Kuwaitis go to the polls to elect 50 members to Parliament. Emir Sheikh Sabah al Ahmad al Sabah dissolved Parliament by decree on 6 December, 2011 citing ‘deteriorating conditions in the country’. 50 members are elected for four-year terms. Four women were elected for the first time in the country’s last elections, which took place in 2009.

On Friday, The Extraordinary Chambers in the Courts of Cambodia hears the appeal for Khmer Rouge Special Branch Chief Kaing Guek Eav, aka Duch, who was convicted of crimes against humanity and grave breaches of the Geneva Conventions in July 2010. Duch, who was head of the infamous Tuol Sleng prison camp, was sentenced to 35 years in prison over the deaths of up to two million people during the 1975-79 Khmer Rouge regime.

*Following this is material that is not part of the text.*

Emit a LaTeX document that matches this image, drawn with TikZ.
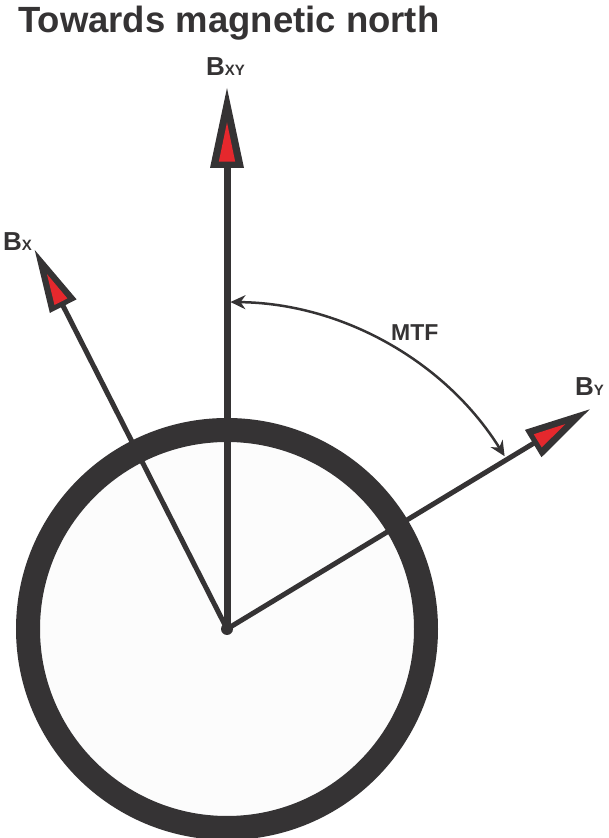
\documentclass[tikz,border=0pt]{standalone}
\usepackage{fontspec}
\setmainfont{Liberation Sans}
\usetikzlibrary{arrows.meta}

\definecolor{vecdark}{HTML}{353334}
\definecolor{vecred}{HTML}{E5282D}
\definecolor{dialfill}{HTML}{FCFCFC}

% outlined head with red inset: tip, direction, length, half width
\newcommand{\fieldhead}[4]{%
  \begin{scope}[shift={(#1)},rotate=#2]
    \fill[vecdark] (0,0) -- (-#3,#4) -- (-#3,-#4) -- cycle;
    \fill[vecred] (-0.43*#3,0) -- (-0.92*#3,0.48*#4) -- (-0.92*#3,-0.48*#4) -- cycle;
  \end{scope}}

\begin{document}
\begin{tikzpicture}[x=1pt,y=1pt,
  vec/.style={vecdark,line width=#1},
  lbl/.style={anchor=base west,inner sep=0pt,text=vecdark}]
  \useasboundingbox (0,0) rectangle (608,838);

  \coordinate (O) at (227,209);
  \coordinate (Bxy) at ([shift={(90:541)}]O);
  \coordinate (Bx) at ([shift={(116.9:425)}]O);
  \coordinate (By) at ([shift={(31.2:424)}]O);
  \coordinate (mtfY) at ([shift={(31.9:327)}]O);

  \draw[vecdark,fill=dialfill,line width=24pt] (O) circle (199);

  \draw[vec=7pt,shorten >=76pt] (O) -- (Bxy);
  \draw[vec=5pt,shorten >=60pt] (O) -- (Bx);
  \draw[vec=5pt,shorten >=62pt] (O) -- (By);
  \fieldhead{Bxy}{90}{80}{17}
  \fieldhead{Bx}{116.9}{63}{15}
  \fieldhead{By}{31.2}{66}{16}
  \fill[vecdark] (O) circle (6);

  \draw[vecdark,line width=2.5pt,{Stealth[length=15pt,width=14pt]}-{Stealth[length=15pt,width=14pt]}]
    (mtfY) arc[start angle=31.9,end angle=89.4,radius=327];

  \node[lbl,font=\bfseries\fontsize{36.5}{36.5}\selectfont] (title) at (18,805) {Towards magnetic north};
  \node[lbl,font=\bfseries] (lblXY) at (206,762) {\fontsize{26}{26}\selectfont B\fontsize{15}{15}\selectfont XY};
  \node[lbl,font=\bfseries] (lblX) at (3,587) {\fontsize{26}{26}\selectfont B\fontsize{15}{15}\selectfont X};
  \node[lbl,font=\bfseries] (lblY) at (575,442) {\fontsize{26}{26}\selectfont B\fontsize{15}{15}\selectfont Y};
  \node[lbl,font=\bfseries\fontsize{23}{23}\selectfont] (mtf) at (391,497) {MTF};
\end{tikzpicture}
\end{document}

The three-day Munich Security Conference begins Friday; though there’s no word yet on this year’s attendees, the guest list always features the great and good of international politics and defence (or at least the important). The MSC is often the site of important policy announcements, so is well worth looking out for.

Anti-Kremlin groups are scheduled to hold their latest protest in Moscow on Saturday, this one timed to coincide with the two-month anniversary of disputed parliamentary elections on 4 December, and with one month to go until presidential elections on 4 March almost certainly see Vladimir Putin return to the helm.

The month and a half long Rugby 6 Nations tournament begins, with France, Engand, Ireland, Scotland, Wales and Italy hoping to end up in the 17 March final. England won the tournament in 2011.

The week closes with the runoff for the Finnish presidential race, following a first round vote on 22 January. Former Finance Minister Sauli Niinisto, who won 37 per cent of the first vote, faces off against Green party candidate Pekka Haavisto, who won 19 per cent of the vote.